--- Your task ---
Write out each line exactly as given. Leave the pictures out of your copy.

————

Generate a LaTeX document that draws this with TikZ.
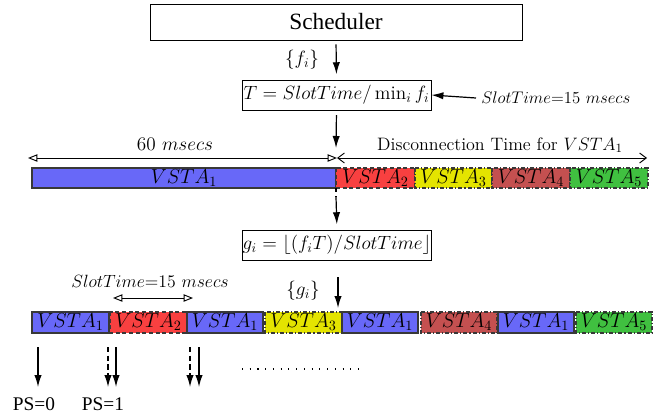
\RequirePackage{fix-cm}
\documentclass[tikz,border=0pt]{standalone}
\usepackage{fontspec}
\newfontfamily\tms{Liberation Serif}
\usetikzlibrary{arrows.meta}
\definecolor{vblue}{HTML}{6868F8}
\definecolor{vred}{HTML}{F84040}
\definecolor{vyel}{HTML}{E4E400}
\definecolor{vbrown}{HTML}{C45050}
\definecolor{vgreen}{HTML}{40C040}
\definecolor{edge}{HTML}{383838}
\begin{document}
\begin{tikzpicture}[x=0.75pt,y=-0.75pt,
  font=\fontsize{14.4}{17}\selectfont,
  box/.style={draw, line width=0.6pt, inner sep=0pt},
  lab/.style={inner sep=0pt},
  vsta/.style={inner sep=0pt, font=\fontsize{15.2}{18}\selectfont},
  sl/.style={draw=edge, line width=0.8pt},
  sdash/.style={sl, dash pattern=on 3pt off 2pt},
  sdot/.style={sl, dash pattern=on 3pt off 1.5pt on 0.8pt off 1.5pt},
  main/.style={line width=0.9pt, -{Latex[length=9pt,width=5.5pt]}},
  dbl/.style={line width=0.7pt, {Triangle[open,length=7pt,width=5.5pt]}-{Triangle[open,length=7pt,width=5.5pt]}},
  barb/.style={line width=0.7pt, {Straight Barb[length=5pt,width=7.5pt]}-{Straight Barb[length=5pt,width=7.5pt]}},
  tms/.style={font=\tms\fontsize{14.5}{17}\selectfont}]
\useasboundingbox (0,0) rectangle (667,418);

% boxes
\node[box, font=\tms\fontsize{17.5}{19}\selectfont, minimum width={372*0.75pt}, minimum height={36*0.75pt}] (sched) at (336,22) {Scheduler};
\node[box, minimum width={189*0.75pt}, minimum height={30*0.75pt}] (tbox) at (336.5,95) {$T=SlotTime/\min_i f_i$};
\node[box, minimum width={188*0.75pt}, minimum height={30*0.75pt}] (gbox) at (337,245) {$g_i=\lfloor (f_iT)/SlotTime\rfloor$};

% labels
\node[lab] (fl) at (302,60) {$\{f_i\}$};
\node[lab, font=\fontsize{12.6}{15}\selectfont, anchor=west] (stl) at (481,98) {$SlotTime{=}15\ msecs$};
\node[lab, anchor=base] (sixty) at (175,150) {60 $msecs$};
\node[lab, font=\fontsize{13.5}{16}\selectfont, anchor=base] (disc) at (500,150) {Disconnection Time for $VSTA_1$};
\node[lab, font=\fontsize{13.3}{15}\selectfont, anchor=base] (stl2) at (150,287) {$SlotTime{=}15\ msecs$};
\node[lab] (gl) at (303,291) {$\{g_i\}$};

% first bar
\draw[sl, fill=vblue] (32,168) rectangle node[vsta] (a1) {$VSTA_1$} (336,188);
\draw[sdash, fill=vred] (336,168) rectangle node[vsta] (a2) {$VSTA_2$} (415,188);
\draw[sdot, fill=vyel] (415,168) rectangle node[vsta] (a3) {$VSTA_3$} (492,188);
\draw[sdot, fill=vbrown] (492,168) rectangle node[vsta] (a4) {$VSTA_4$} (570,188);
\draw[sdot, fill=vgreen] (570,168) rectangle node[vsta] (a5) {$VSTA_5$} (648,188);

% second bar
\draw[sl, fill=vblue] (32,312) rectangle node[vsta] (b1) {$VSTA_1$} (109,333);
\draw[sdash, fill=vred] (110,312) rectangle node[vsta] (b2) {$VSTA_2$} (187,333);
\draw[sl, fill=vblue] (187,312) rectangle node[vsta] (b3) {$VSTA_1$} (263,333);
\draw[sdot, fill=vyel] (265,312) rectangle node[vsta] (b4) {$VSTA_3$} (342,333);
\draw[sl, fill=vblue] (342,312) rectangle node[vsta] (b5) {$VSTA_1$} (418,333);
\draw[sdot, fill=vbrown] (421,312) rectangle node[vsta] (b6) {$VSTA_4$} (497,333);
\draw[sl, fill=vblue] (498,312) rectangle node[vsta] (b7) {$VSTA_1$} (574,333);
\draw[sdot, fill=vgreen] (576,312) rectangle node[vsta] (b8) {$VSTA_5$} (652,333);

% coordinates
\coordinate (c1) at (336,148);
\coordinate (dl) at (28,158);
\coordinate (dm) at (337,158);
\coordinate (dr) at (647,158);
\coordinate (d1) at (336,188);
\coordinate (d2) at (336,197);
\coordinate (c3) at (338,277);
\coordinate (c4) at (338,308);
\coordinate (s1) at (113,298);
\coordinate (s2) at (193,298);
\coordinate (st) at (476,98);

% arrows
\draw[main, shorten <=3pt, shorten >=4pt] (sched.south) -- (tbox.north);
\draw[main] (st) -- (tbox.east);
\draw[main, shorten <=3.5pt] (tbox.south) -- (c1);
\draw[dbl] (dl) -- (dm);
\draw[barb] (dm) -- (dr);
\draw[line width=0.9pt, dashed] (d1) -- (d2);
\draw[main, shorten >=4pt] (d2) -- (gbox.north);
\draw[main] (c3) -- (c4);
\draw[dbl] (s1) -- (s2);

% bottom arrows
\coordinate (p0a) at (38,347);  \coordinate (p0b) at (38,387);
\coordinate (p1a) at (108,347); \coordinate (p1b) at (108,387);
\coordinate (p2a) at (116,347); \coordinate (p2b) at (116,387);
\coordinate (p3a) at (190,347); \coordinate (p3b) at (190,387);
\coordinate (p4a) at (199,347); \coordinate (p4b) at (199,387);
\draw[main] (p0a) -- (p0b);
\draw[main, dash pattern=on 4pt off 2.5pt] (p1a) -- (p1b);
\draw[main] (p2a) -- (p2b);
\draw[main, dash pattern=on 4pt off 2.5pt] (p3a) -- (p3b);
\draw[main] (p4a) -- (p4b);
\node[lab, tms, anchor=base] (ps0) at (34,410) {PS=0};
\node[lab, tms, anchor=base] (ps1) at (103,410) {PS=1};
\coordinate (q1) at (242,369);
\coordinate (q2) at (360,369);
\draw[line width=0.8pt, dash pattern=on 0.8pt off 5pt] (q1) -- (q2);
\end{tikzpicture}
\end{document}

————

--- Result below ---
Generate a LaTeX document that draws this with TikZ.
\RequirePackage{fix-cm}
\documentclass[tikz,border=0pt]{standalone}
\usepackage{fontspec}
\newfontfamily\tms{Liberation Serif}
\usetikzlibrary{arrows.meta}
\definecolor{vblue}{HTML}{6868F8}
\definecolor{vred}{HTML}{F84040}
\definecolor{vyel}{HTML}{E4E400}
\definecolor{vbrown}{HTML}{C45050}
\definecolor{vgreen}{HTML}{40C040}
\definecolor{edge}{HTML}{383838}
\begin{document}
\begin{tikzpicture}[x=0.75pt,y=-0.75pt,
  font=\fontsize{14.4}{17}\selectfont,
  box/.style={draw, line width=0.6pt, inner sep=0pt},
  lab/.style={inner sep=0pt},
  vsta/.style={inner sep=0pt, font=\fontsize{15.2}{18}\selectfont},
  sl/.style={draw=edge, line width=0.8pt},
  sdash/.style={sl, dash pattern=on 3pt off 2pt},
  sdot/.style={sl, dash pattern=on 3pt off 1.5pt on 0.8pt off 1.5pt},
  main/.style={line width=0.9pt, -{Latex[length=9pt,width=5.5pt]}},
  dbl/.style={line width=0.7pt, {Triangle[open,length=7pt,width=5.5pt]}-{Triangle[open,length=7pt,width=5.5pt]}},
  barb/.style={line width=0.7pt, {Straight Barb[length=5pt,width=7.5pt]}-{Straight Barb[length=5pt,width=7.5pt]}},
  tms/.style={font=\tms\fontsize{14.5}{17}\selectfont}]
\useasboundingbox (0,0) rectangle (667,418);

% boxes
\node[box, font=\tms\fontsize{17.5}{19}\selectfont, minimum width={372*0.75pt}, minimum height={36*0.75pt}] (sched) at (336,22) {Scheduler};
\node[box, minimum width={189*0.75pt}, minimum height={30*0.75pt}] (tbox) at (336.5,95) {$T=SlotTime/\min_i f_i$};
\node[box, minimum width={188*0.75pt}, minimum height={30*0.75pt}] (gbox) at (337,245) {$g_i=\lfloor (f_iT)/SlotTime\rfloor$};

% labels
\node[lab] (fl) at (302,60) {$\{f_i\}$};
\node[lab, font=\fontsize{12.6}{15}\selectfont, anchor=west] (stl) at (481,98) {$SlotTime{=}15\ msecs$};
\node[lab, anchor=base] (sixty) at (175,150) {60 $msecs$};
\node[lab, font=\fontsize{13.5}{16}\selectfont, anchor=base] (disc) at (500,150) {Disconnection Time for $VSTA_1$};
\node[lab, font=\fontsize{13.3}{15}\selectfont, anchor=base] (stl2) at (150,287) {$SlotTime{=}15\ msecs$};
\node[lab] (gl) at (303,291) {$\{g_i\}$};

% first bar
\draw[sl, fill=vblue] (32,168) rectangle node[vsta] (a1) {$VSTA_1$} (336,188);
\draw[sdash, fill=vred] (336,168) rectangle node[vsta] (a2) {$VSTA_2$} (415,188);
\draw[sdot, fill=vyel] (415,168) rectangle node[vsta] (a3) {$VSTA_3$} (492,188);
\draw[sdot, fill=vbrown] (492,168) rectangle node[vsta] (a4) {$VSTA_4$} (570,188);
\draw[sdot, fill=vgreen] (570,168) rectangle node[vsta] (a5) {$VSTA_5$} (648,188);

% second bar
\draw[sl, fill=vblue] (32,312) rectangle node[vsta] (b1) {$VSTA_1$} (109,333);
\draw[sdash, fill=vred] (110,312) rectangle node[vsta] (b2) {$VSTA_2$} (187,333);
\draw[sl, fill=vblue] (187,312) rectangle node[vsta] (b3) {$VSTA_1$} (263,333);
\draw[sdot, fill=vyel] (265,312) rectangle node[vsta] (b4) {$VSTA_3$} (342,333);
\draw[sl, fill=vblue] (342,312) rectangle node[vsta] (b5) {$VSTA_1$} (418,333);
\draw[sdot, fill=vbrown] (421,312) rectangle node[vsta] (b6) {$VSTA_4$} (497,333);
\draw[sl, fill=vblue] (498,312) rectangle node[vsta] (b7) {$VSTA_1$} (574,333);
\draw[sdot, fill=vgreen] (576,312) rectangle node[vsta] (b8) {$VSTA_5$} (652,333);

% coordinates
\coordinate (c1) at (336,148);
\coordinate (dl) at (28,158);
\coordinate (dm) at (337,158);
\coordinate (dr) at (647,158);
\coordinate (d1) at (336,188);
\coordinate (d2) at (336,197);
\coordinate (c3) at (338,277);
\coordinate (c4) at (338,308);
\coordinate (s1) at (113,298);
\coordinate (s2) at (193,298);
\coordinate (st) at (476,98);

% arrows
\draw[main, shorten <=3pt, shorten >=4pt] (sched.south) -- (tbox.north);
\draw[main] (st) -- (tbox.east);
\draw[main, shorten <=3.5pt] (tbox.south) -- (c1);
\draw[dbl] (dl) -- (dm);
\draw[barb] (dm) -- (dr);
\draw[line width=0.9pt, dashed] (d1) -- (d2);
\draw[main, shorten >=4pt] (d2) -- (gbox.north);
\draw[main] (c3) -- (c4);
\draw[dbl] (s1) -- (s2);

% bottom arrows
\coordinate (p0a) at (38,347);  \coordinate (p0b) at (38,387);
\coordinate (p1a) at (108,347); \coordinate (p1b) at (108,387);
\coordinate (p2a) at (116,347); \coordinate (p2b) at (116,387);
\coordinate (p3a) at (190,347); \coordinate (p3b) at (190,387);
\coordinate (p4a) at (199,347); \coordinate (p4b) at (199,387);
\draw[main] (p0a) -- (p0b);
\draw[main, dash pattern=on 4pt off 2.5pt] (p1a) -- (p1b);
\draw[main] (p2a) -- (p2b);
\draw[main, dash pattern=on 4pt off 2.5pt] (p3a) -- (p3b);
\draw[main] (p4a) -- (p4b);
\node[lab, tms, anchor=base] (ps0) at (34,410) {PS=0};
\node[lab, tms, anchor=base] (ps1) at (103,410) {PS=1};
\coordinate (q1) at (242,369);
\coordinate (q2) at (360,369);
\draw[line width=0.8pt, dash pattern=on 0.8pt off 5pt] (q1) -- (q2);
\end{tikzpicture}
\end{document}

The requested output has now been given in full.